[Source data]
•••
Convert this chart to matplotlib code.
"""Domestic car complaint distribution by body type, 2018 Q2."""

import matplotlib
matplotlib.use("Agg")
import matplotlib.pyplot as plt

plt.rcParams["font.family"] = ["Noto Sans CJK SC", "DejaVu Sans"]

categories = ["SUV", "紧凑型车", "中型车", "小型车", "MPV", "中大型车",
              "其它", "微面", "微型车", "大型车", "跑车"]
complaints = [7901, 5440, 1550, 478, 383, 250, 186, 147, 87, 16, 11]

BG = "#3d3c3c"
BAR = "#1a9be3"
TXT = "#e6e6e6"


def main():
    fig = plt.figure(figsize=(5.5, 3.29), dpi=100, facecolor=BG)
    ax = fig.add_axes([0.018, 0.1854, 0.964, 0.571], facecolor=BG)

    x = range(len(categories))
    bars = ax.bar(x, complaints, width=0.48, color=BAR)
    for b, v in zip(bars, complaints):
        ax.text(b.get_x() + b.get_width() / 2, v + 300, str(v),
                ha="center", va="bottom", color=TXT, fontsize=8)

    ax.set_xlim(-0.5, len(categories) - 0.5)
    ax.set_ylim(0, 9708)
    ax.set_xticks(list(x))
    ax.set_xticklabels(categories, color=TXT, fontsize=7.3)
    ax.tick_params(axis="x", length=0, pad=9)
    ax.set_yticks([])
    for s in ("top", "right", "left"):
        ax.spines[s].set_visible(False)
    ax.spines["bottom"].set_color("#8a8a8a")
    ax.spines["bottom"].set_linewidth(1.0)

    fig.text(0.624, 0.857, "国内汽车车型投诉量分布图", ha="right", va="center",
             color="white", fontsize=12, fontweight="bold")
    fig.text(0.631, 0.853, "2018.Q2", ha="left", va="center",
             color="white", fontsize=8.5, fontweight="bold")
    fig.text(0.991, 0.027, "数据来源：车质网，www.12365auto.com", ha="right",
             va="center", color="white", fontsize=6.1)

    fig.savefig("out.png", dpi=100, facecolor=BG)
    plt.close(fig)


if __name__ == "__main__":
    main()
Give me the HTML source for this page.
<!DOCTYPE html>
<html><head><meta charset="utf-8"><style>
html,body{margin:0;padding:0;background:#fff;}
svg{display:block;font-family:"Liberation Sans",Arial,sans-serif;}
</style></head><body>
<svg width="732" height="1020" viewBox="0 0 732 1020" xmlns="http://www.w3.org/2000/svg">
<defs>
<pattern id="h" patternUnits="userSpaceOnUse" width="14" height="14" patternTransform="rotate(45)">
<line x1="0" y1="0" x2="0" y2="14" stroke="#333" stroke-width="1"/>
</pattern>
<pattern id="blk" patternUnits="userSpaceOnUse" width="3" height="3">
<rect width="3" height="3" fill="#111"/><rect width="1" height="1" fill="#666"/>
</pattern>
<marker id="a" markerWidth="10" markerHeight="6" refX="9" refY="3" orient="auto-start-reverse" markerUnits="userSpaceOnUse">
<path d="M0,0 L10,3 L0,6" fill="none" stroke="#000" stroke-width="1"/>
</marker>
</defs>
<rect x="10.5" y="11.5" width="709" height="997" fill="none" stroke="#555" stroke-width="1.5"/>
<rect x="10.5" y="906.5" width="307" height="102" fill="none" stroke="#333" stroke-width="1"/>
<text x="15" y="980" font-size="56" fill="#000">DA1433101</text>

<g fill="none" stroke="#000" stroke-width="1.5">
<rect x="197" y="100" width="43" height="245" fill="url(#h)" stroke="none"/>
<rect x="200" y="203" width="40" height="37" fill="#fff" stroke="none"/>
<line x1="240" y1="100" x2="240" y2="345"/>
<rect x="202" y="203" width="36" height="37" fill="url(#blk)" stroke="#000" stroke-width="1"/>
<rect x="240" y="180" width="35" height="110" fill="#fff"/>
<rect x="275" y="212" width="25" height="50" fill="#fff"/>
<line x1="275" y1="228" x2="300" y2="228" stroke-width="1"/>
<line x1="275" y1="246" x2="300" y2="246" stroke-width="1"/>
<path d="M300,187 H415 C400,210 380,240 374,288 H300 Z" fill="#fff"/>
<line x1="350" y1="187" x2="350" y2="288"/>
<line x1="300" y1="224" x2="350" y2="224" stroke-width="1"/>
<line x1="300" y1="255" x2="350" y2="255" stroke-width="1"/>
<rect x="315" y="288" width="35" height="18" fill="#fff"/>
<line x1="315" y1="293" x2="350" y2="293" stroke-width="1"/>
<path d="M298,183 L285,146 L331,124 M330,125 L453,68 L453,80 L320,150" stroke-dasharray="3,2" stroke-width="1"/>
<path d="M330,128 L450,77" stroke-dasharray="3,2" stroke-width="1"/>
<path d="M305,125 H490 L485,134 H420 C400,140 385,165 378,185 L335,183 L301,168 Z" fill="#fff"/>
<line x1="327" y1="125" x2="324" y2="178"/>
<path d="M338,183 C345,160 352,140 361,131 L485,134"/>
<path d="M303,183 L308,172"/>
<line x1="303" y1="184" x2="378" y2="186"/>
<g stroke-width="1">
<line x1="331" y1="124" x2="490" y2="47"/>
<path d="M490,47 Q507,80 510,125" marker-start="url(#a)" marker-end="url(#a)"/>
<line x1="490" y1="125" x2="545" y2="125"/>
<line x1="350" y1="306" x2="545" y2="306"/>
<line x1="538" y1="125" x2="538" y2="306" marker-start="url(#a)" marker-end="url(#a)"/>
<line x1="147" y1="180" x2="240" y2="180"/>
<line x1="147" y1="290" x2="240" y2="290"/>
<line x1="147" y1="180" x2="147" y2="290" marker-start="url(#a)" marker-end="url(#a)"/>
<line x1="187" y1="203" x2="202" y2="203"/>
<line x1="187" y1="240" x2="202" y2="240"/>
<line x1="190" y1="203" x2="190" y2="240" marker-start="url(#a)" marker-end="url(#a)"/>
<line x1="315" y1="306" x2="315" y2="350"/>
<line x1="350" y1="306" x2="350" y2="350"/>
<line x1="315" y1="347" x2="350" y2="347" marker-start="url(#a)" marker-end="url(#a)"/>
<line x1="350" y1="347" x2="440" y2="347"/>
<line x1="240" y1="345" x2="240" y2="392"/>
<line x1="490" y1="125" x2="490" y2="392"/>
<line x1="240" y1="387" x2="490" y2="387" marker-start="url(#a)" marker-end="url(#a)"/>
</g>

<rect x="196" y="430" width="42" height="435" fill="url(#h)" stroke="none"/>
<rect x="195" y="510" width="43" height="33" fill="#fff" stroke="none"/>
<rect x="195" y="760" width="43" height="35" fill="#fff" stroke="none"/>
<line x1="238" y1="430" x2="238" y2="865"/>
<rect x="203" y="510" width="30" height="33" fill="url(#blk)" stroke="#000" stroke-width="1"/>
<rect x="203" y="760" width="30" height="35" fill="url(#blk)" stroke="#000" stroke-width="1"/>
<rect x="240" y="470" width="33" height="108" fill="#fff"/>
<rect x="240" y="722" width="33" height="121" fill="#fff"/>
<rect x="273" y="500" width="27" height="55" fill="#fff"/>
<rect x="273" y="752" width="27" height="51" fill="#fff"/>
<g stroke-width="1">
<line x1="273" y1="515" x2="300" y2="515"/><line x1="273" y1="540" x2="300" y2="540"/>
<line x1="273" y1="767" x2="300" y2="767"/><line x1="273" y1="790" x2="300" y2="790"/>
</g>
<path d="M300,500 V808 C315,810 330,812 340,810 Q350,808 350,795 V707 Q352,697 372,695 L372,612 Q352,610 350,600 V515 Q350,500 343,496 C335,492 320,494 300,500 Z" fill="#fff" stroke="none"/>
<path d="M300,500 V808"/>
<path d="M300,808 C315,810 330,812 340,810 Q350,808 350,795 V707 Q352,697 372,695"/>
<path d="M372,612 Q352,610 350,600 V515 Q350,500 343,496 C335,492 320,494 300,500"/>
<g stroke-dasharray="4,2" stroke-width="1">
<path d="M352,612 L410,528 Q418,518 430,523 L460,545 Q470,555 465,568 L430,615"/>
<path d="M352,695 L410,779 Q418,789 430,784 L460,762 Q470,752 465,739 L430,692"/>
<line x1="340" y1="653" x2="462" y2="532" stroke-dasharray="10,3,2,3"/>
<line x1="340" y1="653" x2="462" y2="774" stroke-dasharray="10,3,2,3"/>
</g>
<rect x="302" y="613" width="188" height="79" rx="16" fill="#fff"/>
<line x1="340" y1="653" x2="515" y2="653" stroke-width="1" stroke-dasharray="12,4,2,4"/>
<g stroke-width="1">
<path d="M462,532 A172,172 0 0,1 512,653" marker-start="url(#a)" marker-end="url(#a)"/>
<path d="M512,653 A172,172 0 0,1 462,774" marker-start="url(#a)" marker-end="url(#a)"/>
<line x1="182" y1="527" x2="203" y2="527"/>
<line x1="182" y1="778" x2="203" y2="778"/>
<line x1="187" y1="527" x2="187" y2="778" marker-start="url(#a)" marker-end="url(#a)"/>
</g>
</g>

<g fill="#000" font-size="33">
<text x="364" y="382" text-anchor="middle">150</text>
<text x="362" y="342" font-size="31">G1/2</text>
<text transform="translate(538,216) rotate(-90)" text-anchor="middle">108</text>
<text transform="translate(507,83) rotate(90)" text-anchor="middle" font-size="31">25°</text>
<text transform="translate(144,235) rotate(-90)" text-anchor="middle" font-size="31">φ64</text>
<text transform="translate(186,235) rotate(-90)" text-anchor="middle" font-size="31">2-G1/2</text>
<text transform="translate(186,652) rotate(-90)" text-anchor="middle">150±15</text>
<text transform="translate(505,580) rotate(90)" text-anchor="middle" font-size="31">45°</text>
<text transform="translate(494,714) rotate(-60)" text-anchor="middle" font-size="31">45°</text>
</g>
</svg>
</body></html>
•••
- **DESCRIPTION OF THE TASK**
Reproduce exactly, and only, the lines from the start of the entries through the one that contains "ax = fig.add_axes([0.018, 0.1854, 0.964, 0.571], facecolor=BG)".

- **COMPLETE OUTPUT**
Convert this chart to matplotlib code.
"""Domestic car complaint distribution by body type, 2018 Q2."""

import matplotlib
matplotlib.use("Agg")
import matplotlib.pyplot as plt

plt.rcParams["font.family"] = ["Noto Sans CJK SC", "DejaVu Sans"]

categories = ["SUV", "紧凑型车", "中型车", "小型车", "MPV", "中大型车",
              "其它", "微面", "微型车", "大型车", "跑车"]
complaints = [7901, 5440, 1550, 478, 383, 250, 186, 147, 87, 16, 11]

BG = "#3d3c3c"
BAR = "#1a9be3"
TXT = "#e6e6e6"


def main():
    fig = plt.figure(figsize=(5.5, 3.29), dpi=100, facecolor=BG)
    ax = fig.add_axes([0.018, 0.1854, 0.964, 0.571], facecolor=BG)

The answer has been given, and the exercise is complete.